Other things to watch for during this adverse weather:
- Don’t forget about away wintered ewes, their host farmer may have their hands full looking after their own stock. Check in on them – how do they look in terms of ground conditions, body condition, shelter, grass supply? Have you discussed additional feeding arrangements such as buckets and forage? If having to feed them anyway, are you as well bringing them back and feeding them on your home turf?
- Ewes that don’t eat! Unfortunately, if ewes have not been trained to eat hard feed, it can be a challenge to get them to eat now. If practical, bring them into smaller fields and tempt them with high energy rolls, provide blocks as a minimum.
- Feet issues. The wet muddy ground is a risk factor for contagious ovine digital dermatitis (CODD) and footrot. Try to minimise poaching by moving feeding areas away from poached ground or putting straw down in areas where they gather. Pull out those infected and treat promptly. Bad feet will affect their intakes causing inadequate nutrition. Make a note of those with persistent issues – you do not want to retain those genetics in the flock.
- Look out for eye issues – the driving winds, snow and eating wet conserved forages can cause painful eyes and blindness. Shelter and adequate feeding space help reduce risk.

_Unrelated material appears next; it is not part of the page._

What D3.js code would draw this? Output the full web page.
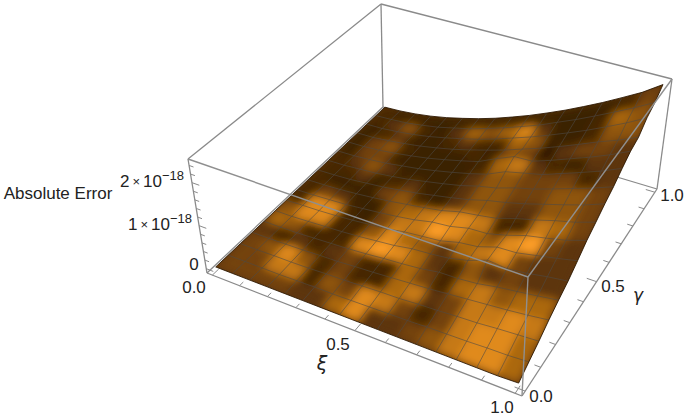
<!DOCTYPE html>
<html>
<head>
<meta charset="utf-8">
<script src="https://cdn.jsdelivr.net/npm/d3@7"></script>
<style>
body{margin:0;background:#fff}
text{font-family:"Liberation Sans",sans-serif;fill:#222}
</style>
</head>
<body>
<script>
// heights in units of 1e-18, rows go from gamma=0 (front) to gamma=1 (back), cols xi=0..1
var zRows = [
[0,0,0,0,0,0,0,0,0,0,0,0,0,0,0,0,0.02],
[0,0,0,0,0.01,0.02,0.02,0.03,0.04,0.05,0.06,0.08,0.09,0.1,0.12,0.13,0.16],
[0,0,0.01,0.01,0.02,0.04,0.05,0.07,0.09,0.1,0.13,0.15,0.18,0.2,0.24,0.27,0.3],
[0,0,0.01,0.02,0.04,0.05,0.08,0.1,0.13,0.16,0.19,0.23,0.27,0.31,0.35,0.4,0.46],
[0,0,0.01,0.03,0.05,0.07,0.1,0.14,0.17,0.21,0.28,0.29,0.33,0.41,0.47,0.53,0.6],
[0,0,0.02,0.04,0.06,0.09,0.13,0.17,0.24,0.27,0.32,0.42,0.58,0.54,0.59,0.67,0.73],
[0,0.01,0.02,0.04,0.07,0.11,0.15,0.22,0.26,0.3,0.41,0.46,0.6,0.62,0.71,0.8,0.9],
[0,0.01,0.03,0.05,0.09,0.13,0.18,0.24,0.33,0.37,0.47,0.49,0.6,0.74,0.83,0.93,1.08],
[0,0.01,0.03,0.06,0.1,0.15,0.21,0.27,0.34,0.45,0.51,0.58,0.72,0.83,0.96,1.07,1.22],
[0,0.01,0.03,0.07,0.11,0.17,0.23,0.31,0.39,0.48,0.6,0.69,0.8,0.93,1.06,1.2,1.37],
[0,0.01,0.04,0.07,0.12,0.18,0.26,0.34,0.43,0.55,0.64,0.78,0.89,1.03,1.18,1.33,1.5],
[0,0.01,0.04,0.08,0.14,0.2,0.28,0.37,0.47,0.59,0.78,0.88,0.98,1.14,1.3,1.47,1.67],
[0,0.01,0.04,0.09,0.15,0.22,0.31,0.41,0.52,0.72,0.9,0.92,1.07,1.24,1.41,1.6,1.82],
[0,0.01,0.05,0.1,0.16,0.24,0.33,0.44,0.56,0.69,0.84,0.99,1.16,1.34,1.53,1.7,1.9],
[0,0.01,0.05,0.1,0.17,0.26,0.36,0.47,0.6,0.75,0.9,1.07,1.25,1.44,1.65,1.87,2.12],
[0,0.02,0.05,0.11,0.18,0.28,0.38,0.51,0.65,0.8,0.96,1.15,1.34,1.55,1.77,2,2.25],
[0,0.02,0.06,0.12,0.2,0.3,0.41,0.54,0.69,0.85,1.03,1.22,1.43,1.65,1.89,2.14,2.45]
];
// brightness of each mesh cell, 0 dark to 9 bright
var shadeRows = [
[4,4,4,4,3,3,6,8,3,3,4,5,7,8,8,6],
[4,4,7,7,2,5,4,8,7,4,2,4,7,8,8,6],
[4,5,8,5,2,4,2,2,6,7,3,4,7,7,8,7],
[3,2,3,2,3,4,2,2,6,4,2,6,7,5,6,6],
[6,5,2,2,2,8,9,8,6,3,2,5,3,4,3,3],
[5,8,8,2,2,5,8,6,5,3,6,7,8,4,3,3],
[2,8,8,2,1,4,7,7,9,8,6,5,8,9,4,3],
[2,4,3,1,1,5,6,7,8,8,7,2,2,7,6,4],
[2,1,1,1,4,5,2,1,3,5,5,3,3,5,5,4],
[2,2,3,1,2,3,1,1,3,5,5,4,4,5,5,4],
[2,3,5,3,1,1,1,1,3,5,5,4,4,4,2,3],
[1,4,4,1,1,1,1,1,2,6,7,3,2,1,3,3],
[1,4,5,2,1,1,1,2,1,4,4,0,3,4,4,3],
[1,2,3,1,1,2,3,2,2,6,5,1,1,2,5,5],
[2,3,5,2,1,3,6,5,6,8,3,1,1,2,6,5],
[2,1,1,1,1,1,1,1,1,1,1,1,1,1,2,4]
];
var xiTicks = [0,0.1,0.2,0.3,0.4,0.5,0.6,0.7,0.8,0.9,1];
var gammaTicks = [0,0.1,0.2,0.3,0.4,0.5,0.6,0.7,0.8,0.9,1];
var zTicks = [0,0.2,0.4,0.6,0.8,1,1.2,1.4,1.6,1.8,2,2.2,2.4];

var width=685,height=416,cells=16;
// unit scales of the plot box
var xScale=d3.scaleLinear().domain([-0.02,1.02]).range([0,1]);
var yScale=d3.scaleLinear().domain([-0.02,1.02]).range([0,1]);
var zScale=d3.scaleLinear().domain([-0.1,2.55]).range([0,1]);
var shadeScale=d3.scaleLinear().domain([0,2,4,6,9]).range(["#2e1802","#472705","#73420b","#ab6711","#fb9c26"]);

// box corners on the page: (0,0) (1,0) (1,1) (0,1)
var floorQuad=[[207,273],[522,396],[657,189],[383,107]];
var roofQuad=[[188,159],[528,277],[672,79],[381,4]];

// square to quad homography
function makeHomography(q){
  var dx1=q[1][0]-q[2][0],dy1=q[1][1]-q[2][1],dx2=q[3][0]-q[2][0],dy2=q[3][1]-q[2][1];
  var sx=q[0][0]-q[1][0]+q[2][0]-q[3][0],sy=q[0][1]-q[1][1]+q[2][1]-q[3][1];
  var den=dx1*dy2-dy1*dx2;
  var g=(sx*dy2-sy*dx2)/den,h=(dx1*sy-dy1*sx)/den;
  var a=q[1][0]-q[0][0]+g*q[1][0],b=q[3][0]-q[0][0]+h*q[3][0];
  var d=q[1][1]-q[0][1]+g*q[1][1],e=q[3][1]-q[0][1]+h*q[3][1];
  return function(u,v){
    var w=g*u+h*v+1;
    return [(a*u+b*v+q[0][0])/w,(d*u+e*v+q[0][1])/w];
  };
}
var floorH=makeHomography(floorQuad),roofH=makeHomography(roofQuad);
function project(u,v,t){
  var p=floorH(u,v),r=roofH(u,v);
  return [p[0]+(r[0]-p[0])*t,p[1]+(r[1]-p[1])*t];
}
function surf(i,j){
  return project(xScale(i/cells),yScale(j/cells),zScale(zRows[j][i]));
}
var line=d3.line();
var svg=d3.select("body").append("svg").attr("width",width).attr("height",height);
var boxCol="#8a8a8a";

function edges(list,col,w){
  list.forEach(function(e){
    svg.append("path").attr("d",line(e)).attr("stroke",col).attr("stroke-width",w).attr("fill","none");
  });
}

// edges behind the surface
edges([[floorQuad[0],floorQuad[3]],[floorQuad[3],floorQuad[2]],[floorQuad[3],roofQuad[3]],[roofQuad[0],roofQuad[3]],[roofQuad[3],roofQuad[2]],[floorQuad[2],roofQuad[2]],[floorQuad[0],roofQuad[0]],[floorQuad[0],floorQuad[1]],[floorQuad[1],floorQuad[2]]],boxCol,1.3);

// ticks on the three axes
xiTicks.forEach(function(d){
  var u=xScale(d),len=(d==0.5||d==0||d==1)?0.03:0.018;
  edges([[project(u,0,0),project(u,len,0)]],boxCol,1);
});
gammaTicks.forEach(function(d){
  var v=yScale(d),len=(d==0.5||d==0||d==1)?0.03:0.018;
  edges([[project(1,v,0),project(1-len,v,0)]],boxCol,1);
});
zTicks.forEach(function(d){
  var t=zScale(d),len=(d==0||d==1||d==2)?0.025:0.015;
  edges([[project(0,0,t),project(len,0,t)]],boxCol,1);
});

// outline of the surface, also used as clip
var outline=[],n;
for(n=0;n<=cells;n++) outline.push(surf(n,0));
for(n=1;n<=cells;n++) outline.push(surf(cells,n));
for(n=cells-1;n>=0;n--) outline.push(surf(n,cells));
for(n=cells-1;n>0;n--) outline.push(surf(0,n));

var defs=svg.append("defs");
defs.append("clipPath").attr("id","surfClip").append("path").attr("d",line(outline)+"Z");
defs.append("filter").attr("id","soft").attr("filterUnits","userSpaceOnUse")
  .attr("x",0).attr("y",0).attr("width",width).attr("height",height)
  .append("feGaussianBlur").attr("stdDeviation",4.5);

// surface cells, back to front
var cellList=[];
for(var j=cells-1;j>=0;j--){
  for(var i=0;i<cells;i++){
    cellList.push({i:i,j:j,s:shadeRows[j][i]});
  }
}
var clipGroup=svg.append("g").attr("clip-path","url(#surfClip)");
clipGroup.append("path").attr("d",line(outline)+"Z").attr("fill",shadeScale(3));
clipGroup.append("g").attr("filter","url(#soft)")
  .selectAll("path").data(cellList).enter().append("path")
  .attr("d",function(d){
    return line([surf(d.i,d.j),surf(d.i+1,d.j),surf(d.i+1,d.j+1),surf(d.i,d.j+1)])+"Z";
  })
  .attr("fill",function(d){return shadeScale(d.s);})
  .attr("stroke",function(d){return shadeScale(d.s);})
  .attr("stroke-width",0.6);

// mesh lines
for(var k=1;k<cells;k++){
  var a=[],b=[];
  for(var m=0;m<=cells;m++){a.push(surf(m,k));b.push(surf(k,m));}
  svg.append("path").attr("d",line(a)).attr("stroke","#4d4a46").attr("stroke-opacity",0.65).attr("stroke-width",0.9).attr("fill","none");
  svg.append("path").attr("d",line(b)).attr("stroke","#4d4a46").attr("stroke-opacity",0.65).attr("stroke-width",0.9).attr("fill","none");
}
// dark rim on the surface
svg.append("path").attr("d",line(outline)+"Z").attr("fill","none").attr("stroke","#2e1802").attr("stroke-width",0.9);

// edges in front of the surface
edges([[roofQuad[0],roofQuad[1]],[roofQuad[1],roofQuad[2]],[floorQuad[1],roofQuad[1]]],"#8f8f8f",1.4);

// tick labels
function label(x,y,s,size,style){
  var t=svg.append("text").attr("x",x).attr("y",y).attr("text-anchor","middle")
    .attr("dominant-baseline","central").attr("font-size",size).text(s);
  if(style) t.style("font-style",style).style("font-family","'DejaVu Sans',sans-serif");
  return t;
}
label(194,287,"0.0",17);
label(338,344,"0.5",17);
label(502,407,"1.0",17);
label(541,396,"0.0",17);
label(613,286,"0.5",17);
label(672,195,"1.0",17);
label(322,363,"ξ",19,"italic");
label(638,295,"γ",17,"italic");
label(194,264,"0",17);
label(58,193,"Absolute Error",17);
function powerLabel(xRight,y,digit){
  var t=svg.append("text").attr("x",xRight).attr("y",y).attr("text-anchor","end").attr("dominant-baseline","central").attr("font-size",17);
  t.append("tspan").text(digit);
  t.append("tspan").attr("dx",3).attr("font-size",13).text("×");
  t.append("tspan").attr("dx",3).text("10");
  t.append("tspan").attr("font-size",13).attr("dy",-6).text("−18");
}
powerLabel(184,181,"2");
powerLabel(192,224,"1");
</script>
</body>
</html>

- Adapt management with care – if you do decide to bring them indoors, transition them carefully. Ideally with a forage they are familiar with, from being fed outside, and if hard feeding, start at no more than 0.25kg and increase by 0.05 to 0.1kg/day. They should have at least 1m2 space per ewe indoors. Let them settle before any other management intervention such as veterinary treatments.